▶ TASK REQUIREMENTS
Reproduce the listing below in full and without alteration, apart from its pictures.

▶ PROVIDED MATERIAL
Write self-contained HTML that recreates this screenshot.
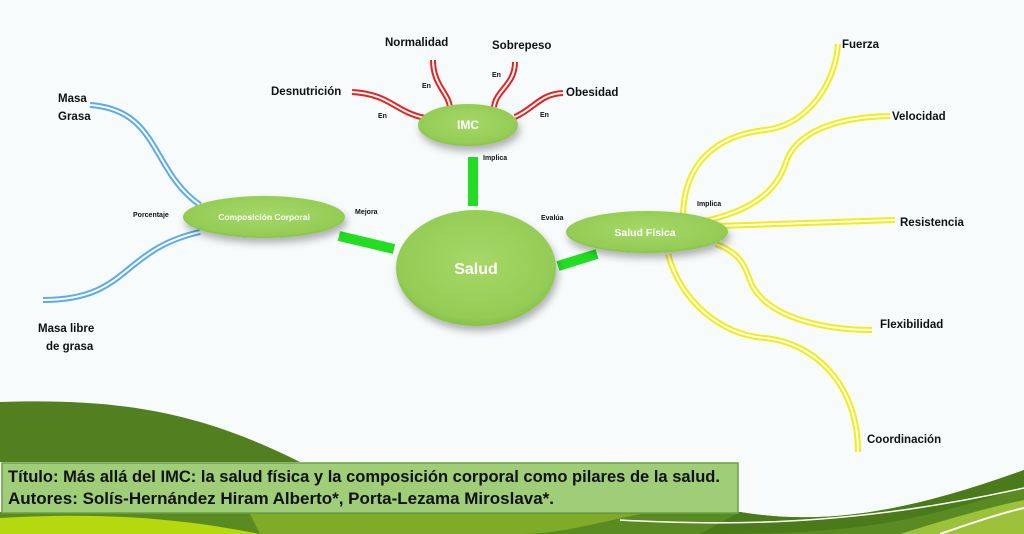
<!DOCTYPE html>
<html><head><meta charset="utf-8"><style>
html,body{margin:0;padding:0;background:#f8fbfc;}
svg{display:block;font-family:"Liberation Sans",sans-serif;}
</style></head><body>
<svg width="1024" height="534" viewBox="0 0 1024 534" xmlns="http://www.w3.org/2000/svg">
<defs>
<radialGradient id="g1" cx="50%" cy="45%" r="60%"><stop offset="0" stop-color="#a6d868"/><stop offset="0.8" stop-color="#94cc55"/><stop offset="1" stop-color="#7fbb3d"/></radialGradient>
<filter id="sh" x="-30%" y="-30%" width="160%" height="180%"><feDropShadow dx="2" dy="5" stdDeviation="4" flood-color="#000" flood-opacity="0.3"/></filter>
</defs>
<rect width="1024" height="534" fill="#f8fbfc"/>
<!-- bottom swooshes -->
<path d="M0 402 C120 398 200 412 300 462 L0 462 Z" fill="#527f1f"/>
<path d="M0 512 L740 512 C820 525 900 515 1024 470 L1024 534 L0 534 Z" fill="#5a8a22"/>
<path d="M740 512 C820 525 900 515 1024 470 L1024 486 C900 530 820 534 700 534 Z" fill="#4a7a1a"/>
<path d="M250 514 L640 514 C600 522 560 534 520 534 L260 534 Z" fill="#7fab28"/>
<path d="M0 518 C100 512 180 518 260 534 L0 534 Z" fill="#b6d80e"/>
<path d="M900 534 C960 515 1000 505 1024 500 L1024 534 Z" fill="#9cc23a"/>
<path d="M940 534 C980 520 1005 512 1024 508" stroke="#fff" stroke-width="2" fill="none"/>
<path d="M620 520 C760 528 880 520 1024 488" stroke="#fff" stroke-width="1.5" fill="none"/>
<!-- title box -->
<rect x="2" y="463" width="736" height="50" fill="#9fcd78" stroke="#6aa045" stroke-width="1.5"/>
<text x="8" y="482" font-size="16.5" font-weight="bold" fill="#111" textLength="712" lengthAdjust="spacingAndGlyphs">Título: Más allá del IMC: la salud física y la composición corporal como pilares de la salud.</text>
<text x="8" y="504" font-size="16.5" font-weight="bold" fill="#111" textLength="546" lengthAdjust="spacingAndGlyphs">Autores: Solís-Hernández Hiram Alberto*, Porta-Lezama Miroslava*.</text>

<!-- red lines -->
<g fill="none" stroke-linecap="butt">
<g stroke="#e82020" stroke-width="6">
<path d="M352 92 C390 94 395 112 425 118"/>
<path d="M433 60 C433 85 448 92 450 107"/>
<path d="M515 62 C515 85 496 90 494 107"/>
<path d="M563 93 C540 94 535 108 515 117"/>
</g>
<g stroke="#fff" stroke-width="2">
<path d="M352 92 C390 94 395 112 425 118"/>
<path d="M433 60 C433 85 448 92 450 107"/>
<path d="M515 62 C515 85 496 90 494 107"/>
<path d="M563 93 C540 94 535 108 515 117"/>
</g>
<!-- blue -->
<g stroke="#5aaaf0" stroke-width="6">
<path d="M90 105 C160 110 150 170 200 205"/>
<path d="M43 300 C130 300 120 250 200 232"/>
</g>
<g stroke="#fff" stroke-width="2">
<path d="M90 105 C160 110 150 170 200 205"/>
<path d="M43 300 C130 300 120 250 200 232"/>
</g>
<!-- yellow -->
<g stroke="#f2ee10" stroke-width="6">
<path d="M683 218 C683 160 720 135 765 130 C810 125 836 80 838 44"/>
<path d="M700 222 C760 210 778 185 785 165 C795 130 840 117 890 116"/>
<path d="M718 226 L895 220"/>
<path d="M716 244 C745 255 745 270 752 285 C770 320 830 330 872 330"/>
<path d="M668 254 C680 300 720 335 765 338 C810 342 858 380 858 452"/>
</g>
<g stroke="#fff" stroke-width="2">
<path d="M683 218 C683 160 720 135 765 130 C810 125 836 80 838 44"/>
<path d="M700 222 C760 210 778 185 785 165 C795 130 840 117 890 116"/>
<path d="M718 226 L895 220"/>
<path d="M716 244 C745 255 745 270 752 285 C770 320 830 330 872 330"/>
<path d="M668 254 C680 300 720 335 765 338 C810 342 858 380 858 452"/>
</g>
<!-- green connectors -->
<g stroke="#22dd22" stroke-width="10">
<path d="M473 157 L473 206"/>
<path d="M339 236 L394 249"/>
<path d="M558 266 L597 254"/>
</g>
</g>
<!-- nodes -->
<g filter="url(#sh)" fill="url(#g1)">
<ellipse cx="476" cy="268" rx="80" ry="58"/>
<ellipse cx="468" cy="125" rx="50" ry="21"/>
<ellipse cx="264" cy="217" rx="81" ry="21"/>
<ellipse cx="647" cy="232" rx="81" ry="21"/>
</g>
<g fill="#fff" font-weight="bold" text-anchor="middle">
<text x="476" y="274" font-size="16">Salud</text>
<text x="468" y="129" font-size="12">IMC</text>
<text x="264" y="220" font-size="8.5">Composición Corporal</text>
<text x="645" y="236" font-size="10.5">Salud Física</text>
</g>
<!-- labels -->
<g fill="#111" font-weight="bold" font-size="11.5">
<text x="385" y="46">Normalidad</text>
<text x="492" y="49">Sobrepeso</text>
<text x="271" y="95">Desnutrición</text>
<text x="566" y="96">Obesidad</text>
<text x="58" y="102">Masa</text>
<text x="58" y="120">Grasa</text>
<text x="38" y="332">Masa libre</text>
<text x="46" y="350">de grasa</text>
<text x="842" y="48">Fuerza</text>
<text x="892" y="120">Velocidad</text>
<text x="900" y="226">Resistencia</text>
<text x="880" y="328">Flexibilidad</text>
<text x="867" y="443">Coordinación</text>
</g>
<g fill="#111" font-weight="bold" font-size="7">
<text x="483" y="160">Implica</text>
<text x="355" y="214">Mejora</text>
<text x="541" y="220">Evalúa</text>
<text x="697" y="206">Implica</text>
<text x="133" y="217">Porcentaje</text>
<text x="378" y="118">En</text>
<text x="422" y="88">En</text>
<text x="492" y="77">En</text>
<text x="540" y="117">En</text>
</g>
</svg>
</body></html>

▶ TASK RESPONSE
Write self-contained HTML that recreates this screenshot.
<!DOCTYPE html>
<html><head><meta charset="utf-8"><style>
html,body{margin:0;padding:0;background:#f8fbfc;}
svg{display:block;font-family:"Liberation Sans",sans-serif;}
</style></head><body>
<svg width="1024" height="534" viewBox="0 0 1024 534" xmlns="http://www.w3.org/2000/svg">
<defs>
<radialGradient id="g1" cx="50%" cy="45%" r="60%"><stop offset="0" stop-color="#a6d868"/><stop offset="0.8" stop-color="#94cc55"/><stop offset="1" stop-color="#7fbb3d"/></radialGradient>
<filter id="sh" x="-30%" y="-30%" width="160%" height="180%"><feDropShadow dx="2" dy="5" stdDeviation="4" flood-color="#000" flood-opacity="0.3"/></filter>
</defs>
<rect width="1024" height="534" fill="#f8fbfc"/>
<!-- bottom swooshes -->
<path d="M0 402 C120 398 200 412 300 462 L0 462 Z" fill="#527f1f"/>
<path d="M0 512 L740 512 C820 525 900 515 1024 470 L1024 534 L0 534 Z" fill="#5a8a22"/>
<path d="M740 512 C820 525 900 515 1024 470 L1024 486 C900 530 820 534 700 534 Z" fill="#4a7a1a"/>
<path d="M250 514 L640 514 C600 522 560 534 520 534 L260 534 Z" fill="#7fab28"/>
<path d="M0 518 C100 512 180 518 260 534 L0 534 Z" fill="#b6d80e"/>
<path d="M900 534 C960 515 1000 505 1024 500 L1024 534 Z" fill="#9cc23a"/>
<path d="M940 534 C980 520 1005 512 1024 508" stroke="#fff" stroke-width="2" fill="none"/>
<path d="M620 520 C760 528 880 520 1024 488" stroke="#fff" stroke-width="1.5" fill="none"/>
<!-- title box -->
<rect x="2" y="463" width="736" height="50" fill="#9fcd78" stroke="#6aa045" stroke-width="1.5"/>
<text x="8" y="482" font-size="16.5" font-weight="bold" fill="#111" textLength="712" lengthAdjust="spacingAndGlyphs">Título: Más allá del IMC: la salud física y la composición corporal como pilares de la salud.</text>
<text x="8" y="504" font-size="16.5" font-weight="bold" fill="#111" textLength="546" lengthAdjust="spacingAndGlyphs">Autores: Solís-Hernández Hiram Alberto*, Porta-Lezama Miroslava*.</text>

<!-- red lines -->
<g fill="none" stroke-linecap="butt">
<g stroke="#e82020" stroke-width="6">
<path d="M352 92 C390 94 395 112 425 118"/>
<path d="M433 60 C433 85 448 92 450 107"/>
<path d="M515 62 C515 85 496 90 494 107"/>
<path d="M563 93 C540 94 535 108 515 117"/>
</g>
<g stroke="#fff" stroke-width="2">
<path d="M352 92 C390 94 395 112 425 118"/>
<path d="M433 60 C433 85 448 92 450 107"/>
<path d="M515 62 C515 85 496 90 494 107"/>
<path d="M563 93 C540 94 535 108 515 117"/>
</g>
<!-- blue -->
<g stroke="#5aaaf0" stroke-width="6">
<path d="M90 105 C160 110 150 170 200 205"/>
<path d="M43 300 C130 300 120 250 200 232"/>
</g>
<g stroke="#fff" stroke-width="2">
<path d="M90 105 C160 110 150 170 200 205"/>
<path d="M43 300 C130 300 120 250 200 232"/>
</g>
<!-- yellow -->
<g stroke="#f2ee10" stroke-width="6">
<path d="M683 218 C683 160 720 135 765 130 C810 125 836 80 838 44"/>
<path d="M700 222 C760 210 778 185 785 165 C795 130 840 117 890 116"/>
<path d="M718 226 L895 220"/>
<path d="M716 244 C745 255 745 270 752 285 C770 320 830 330 872 330"/>
<path d="M668 254 C680 300 720 335 765 338 C810 342 858 380 858 452"/>
</g>
<g stroke="#fff" stroke-width="2">
<path d="M683 218 C683 160 720 135 765 130 C810 125 836 80 838 44"/>
<path d="M700 222 C760 210 778 185 785 165 C795 130 840 117 890 116"/>
<path d="M718 226 L895 220"/>
<path d="M716 244 C745 255 745 270 752 285 C770 320 830 330 872 330"/>
<path d="M668 254 C680 300 720 335 765 338 C810 342 858 380 858 452"/>
</g>
<!-- green connectors -->
<g stroke="#22dd22" stroke-width="10">
<path d="M473 157 L473 206"/>
<path d="M339 236 L394 249"/>
<path d="M558 266 L597 254"/>
</g>
</g>
<!-- nodes -->
<g filter="url(#sh)" fill="url(#g1)">
<ellipse cx="476" cy="268" rx="80" ry="58"/>
<ellipse cx="468" cy="125" rx="50" ry="21"/>
<ellipse cx="264" cy="217" rx="81" ry="21"/>
<ellipse cx="647" cy="232" rx="81" ry="21"/>
</g>
<g fill="#fff" font-weight="bold" text-anchor="middle">
<text x="476" y="274" font-size="16">Salud</text>
<text x="468" y="129" font-size="12">IMC</text>
<text x="264" y="220" font-size="8.5">Composición Corporal</text>
<text x="645" y="236" font-size="10.5">Salud Física</text>
</g>
<!-- labels -->
<g fill="#111" font-weight="bold" font-size="11.5">
<text x="385" y="46">Normalidad</text>
<text x="492" y="49">Sobrepeso</text>
<text x="271" y="95">Desnutrición</text>
<text x="566" y="96">Obesidad</text>
<text x="58" y="102">Masa</text>
<text x="58" y="120">Grasa</text>
<text x="38" y="332">Masa libre</text>
<text x="46" y="350">de grasa</text>
<text x="842" y="48">Fuerza</text>
<text x="892" y="120">Velocidad</text>
<text x="900" y="226">Resistencia</text>
<text x="880" y="328">Flexibilidad</text>
<text x="867" y="443">Coordinación</text>
</g>
<g fill="#111" font-weight="bold" font-size="7">
<text x="483" y="160">Implica</text>
<text x="355" y="214">Mejora</text>
<text x="541" y="220">Evalúa</text>
<text x="697" y="206">Implica</text>
<text x="133" y="217">Porcentaje</text>
<text x="378" y="118">En</text>
<text x="422" y="88">En</text>
<text x="492" y="77">En</text>
<text x="540" y="117">En</text>
</g>
</svg>
</body></html>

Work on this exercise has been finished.